PROBLEM DESCRIPTION = Start at the line that contains "Convert this chart to matplotlib code.", stop at the line that contains "ax2 = fig.add_axes([775", and repeat every line in that span, those two included, with no pictures.

[Entries with chart source code]
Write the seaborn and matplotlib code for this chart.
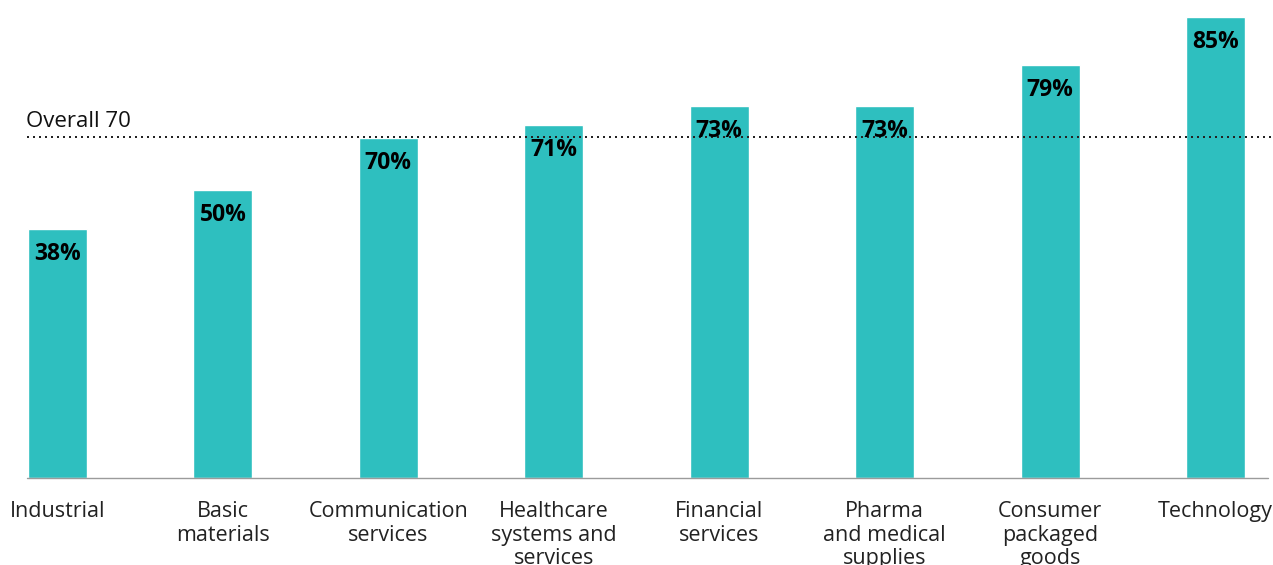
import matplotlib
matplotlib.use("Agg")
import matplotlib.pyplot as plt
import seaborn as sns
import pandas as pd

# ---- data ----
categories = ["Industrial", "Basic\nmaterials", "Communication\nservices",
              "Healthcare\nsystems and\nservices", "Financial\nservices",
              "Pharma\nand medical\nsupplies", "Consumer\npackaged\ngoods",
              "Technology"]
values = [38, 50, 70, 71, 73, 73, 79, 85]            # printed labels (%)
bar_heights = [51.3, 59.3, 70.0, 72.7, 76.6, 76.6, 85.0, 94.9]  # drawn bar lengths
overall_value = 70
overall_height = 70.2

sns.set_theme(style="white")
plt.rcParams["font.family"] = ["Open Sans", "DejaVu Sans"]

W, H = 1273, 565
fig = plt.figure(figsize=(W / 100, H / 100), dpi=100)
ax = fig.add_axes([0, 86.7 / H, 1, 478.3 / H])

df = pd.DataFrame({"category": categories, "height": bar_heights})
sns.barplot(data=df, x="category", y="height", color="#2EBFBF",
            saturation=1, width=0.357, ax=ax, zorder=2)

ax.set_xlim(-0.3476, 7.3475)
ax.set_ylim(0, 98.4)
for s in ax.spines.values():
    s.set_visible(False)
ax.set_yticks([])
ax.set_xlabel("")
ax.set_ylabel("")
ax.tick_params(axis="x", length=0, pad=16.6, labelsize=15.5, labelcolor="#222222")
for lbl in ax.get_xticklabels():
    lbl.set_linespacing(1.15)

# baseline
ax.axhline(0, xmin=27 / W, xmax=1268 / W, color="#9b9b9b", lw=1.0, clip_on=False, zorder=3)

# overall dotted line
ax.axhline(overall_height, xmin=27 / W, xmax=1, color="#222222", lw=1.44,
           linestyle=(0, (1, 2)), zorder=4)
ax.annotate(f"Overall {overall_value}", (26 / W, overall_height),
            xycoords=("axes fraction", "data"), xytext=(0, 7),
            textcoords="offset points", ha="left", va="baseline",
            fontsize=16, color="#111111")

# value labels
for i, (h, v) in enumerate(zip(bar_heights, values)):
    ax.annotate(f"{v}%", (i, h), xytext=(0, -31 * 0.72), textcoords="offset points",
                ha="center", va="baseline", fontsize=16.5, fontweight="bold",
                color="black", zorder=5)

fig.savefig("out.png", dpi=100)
---
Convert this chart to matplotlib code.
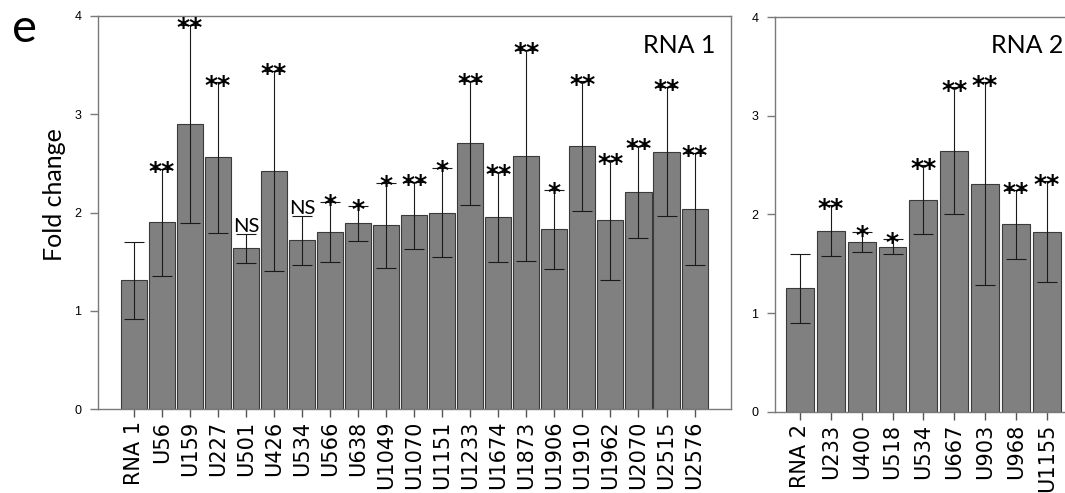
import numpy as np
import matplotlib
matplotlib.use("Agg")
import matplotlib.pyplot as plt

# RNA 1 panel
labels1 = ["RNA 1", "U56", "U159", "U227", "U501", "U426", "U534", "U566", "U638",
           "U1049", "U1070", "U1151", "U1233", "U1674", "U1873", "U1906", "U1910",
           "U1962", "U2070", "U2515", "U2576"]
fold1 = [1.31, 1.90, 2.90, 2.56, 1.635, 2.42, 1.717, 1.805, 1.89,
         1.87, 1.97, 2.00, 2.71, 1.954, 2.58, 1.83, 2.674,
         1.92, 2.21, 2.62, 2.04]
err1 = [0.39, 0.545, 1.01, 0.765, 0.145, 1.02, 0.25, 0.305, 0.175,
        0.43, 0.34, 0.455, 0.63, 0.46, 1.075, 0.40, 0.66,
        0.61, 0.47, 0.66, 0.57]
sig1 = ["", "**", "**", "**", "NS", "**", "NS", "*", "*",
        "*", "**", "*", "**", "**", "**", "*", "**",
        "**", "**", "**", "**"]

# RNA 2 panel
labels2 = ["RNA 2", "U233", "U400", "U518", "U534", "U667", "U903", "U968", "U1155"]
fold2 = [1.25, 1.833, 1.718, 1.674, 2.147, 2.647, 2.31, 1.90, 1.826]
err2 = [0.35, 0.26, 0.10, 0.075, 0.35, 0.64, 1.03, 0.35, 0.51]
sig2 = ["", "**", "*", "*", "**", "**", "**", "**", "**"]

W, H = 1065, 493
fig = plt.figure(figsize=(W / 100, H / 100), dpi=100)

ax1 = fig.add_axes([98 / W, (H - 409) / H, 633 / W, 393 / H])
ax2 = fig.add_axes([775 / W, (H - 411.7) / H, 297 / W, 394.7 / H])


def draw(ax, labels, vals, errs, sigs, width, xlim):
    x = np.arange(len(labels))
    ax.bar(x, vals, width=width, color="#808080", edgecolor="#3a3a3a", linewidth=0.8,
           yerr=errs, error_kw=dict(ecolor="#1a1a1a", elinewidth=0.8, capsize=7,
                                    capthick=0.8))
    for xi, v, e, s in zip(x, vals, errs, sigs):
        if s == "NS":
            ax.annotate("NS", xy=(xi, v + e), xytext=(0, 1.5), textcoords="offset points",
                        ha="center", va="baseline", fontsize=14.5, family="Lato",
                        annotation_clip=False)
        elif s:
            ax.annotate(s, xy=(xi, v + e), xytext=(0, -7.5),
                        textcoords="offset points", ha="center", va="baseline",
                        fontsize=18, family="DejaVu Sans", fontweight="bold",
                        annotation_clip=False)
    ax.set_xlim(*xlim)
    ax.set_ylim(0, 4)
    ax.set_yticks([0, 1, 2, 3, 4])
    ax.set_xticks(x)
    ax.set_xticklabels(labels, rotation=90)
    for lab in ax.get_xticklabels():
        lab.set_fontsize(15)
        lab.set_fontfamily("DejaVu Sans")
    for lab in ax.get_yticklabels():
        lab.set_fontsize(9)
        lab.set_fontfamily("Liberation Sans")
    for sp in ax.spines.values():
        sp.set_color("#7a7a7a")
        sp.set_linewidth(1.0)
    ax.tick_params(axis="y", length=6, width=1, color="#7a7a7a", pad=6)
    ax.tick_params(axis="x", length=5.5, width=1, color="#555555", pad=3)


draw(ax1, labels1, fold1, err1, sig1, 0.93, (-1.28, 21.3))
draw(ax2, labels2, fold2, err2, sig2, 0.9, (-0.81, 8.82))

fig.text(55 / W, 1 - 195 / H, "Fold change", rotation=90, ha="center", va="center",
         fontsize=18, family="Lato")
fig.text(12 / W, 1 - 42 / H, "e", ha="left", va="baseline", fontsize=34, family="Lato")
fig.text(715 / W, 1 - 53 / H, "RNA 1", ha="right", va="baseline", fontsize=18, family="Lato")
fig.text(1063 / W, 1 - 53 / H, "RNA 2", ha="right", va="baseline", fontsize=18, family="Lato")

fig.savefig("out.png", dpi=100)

RESPONSE =
Convert this chart to matplotlib code.
import numpy as np
import matplotlib
matplotlib.use("Agg")
import matplotlib.pyplot as plt

# RNA 1 panel
labels1 = ["RNA 1", "U56", "U159", "U227", "U501", "U426", "U534", "U566", "U638",
           "U1049", "U1070", "U1151", "U1233", "U1674", "U1873", "U1906", "U1910",
           "U1962", "U2070", "U2515", "U2576"]
fold1 = [1.31, 1.90, 2.90, 2.56, 1.635, 2.42, 1.717, 1.805, 1.89,
         1.87, 1.97, 2.00, 2.71, 1.954, 2.58, 1.83, 2.674,
         1.92, 2.21, 2.62, 2.04]
err1 = [0.39, 0.545, 1.01, 0.765, 0.145, 1.02, 0.25, 0.305, 0.175,
        0.43, 0.34, 0.455, 0.63, 0.46, 1.075, 0.40, 0.66,
        0.61, 0.47, 0.66, 0.57]
sig1 = ["", "**", "**", "**", "NS", "**", "NS", "*", "*",
        "*", "**", "*", "**", "**", "**", "*", "**",
        "**", "**", "**", "**"]

# RNA 2 panel
labels2 = ["RNA 2", "U233", "U400", "U518", "U534", "U667", "U903", "U968", "U1155"]
fold2 = [1.25, 1.833, 1.718, 1.674, 2.147, 2.647, 2.31, 1.90, 1.826]
err2 = [0.35, 0.26, 0.10, 0.075, 0.35, 0.64, 1.03, 0.35, 0.51]
sig2 = ["", "**", "*", "*", "**", "**", "**", "**", "**"]

W, H = 1065, 493
fig = plt.figure(figsize=(W / 100, H / 100), dpi=100)

ax1 = fig.add_axes([98 / W, (H - 409) / H, 633 / W, 393 / H])
ax2 = fig.add_axes([775 / W, (H - 411.7) / H, 297 / W, 394.7 / H])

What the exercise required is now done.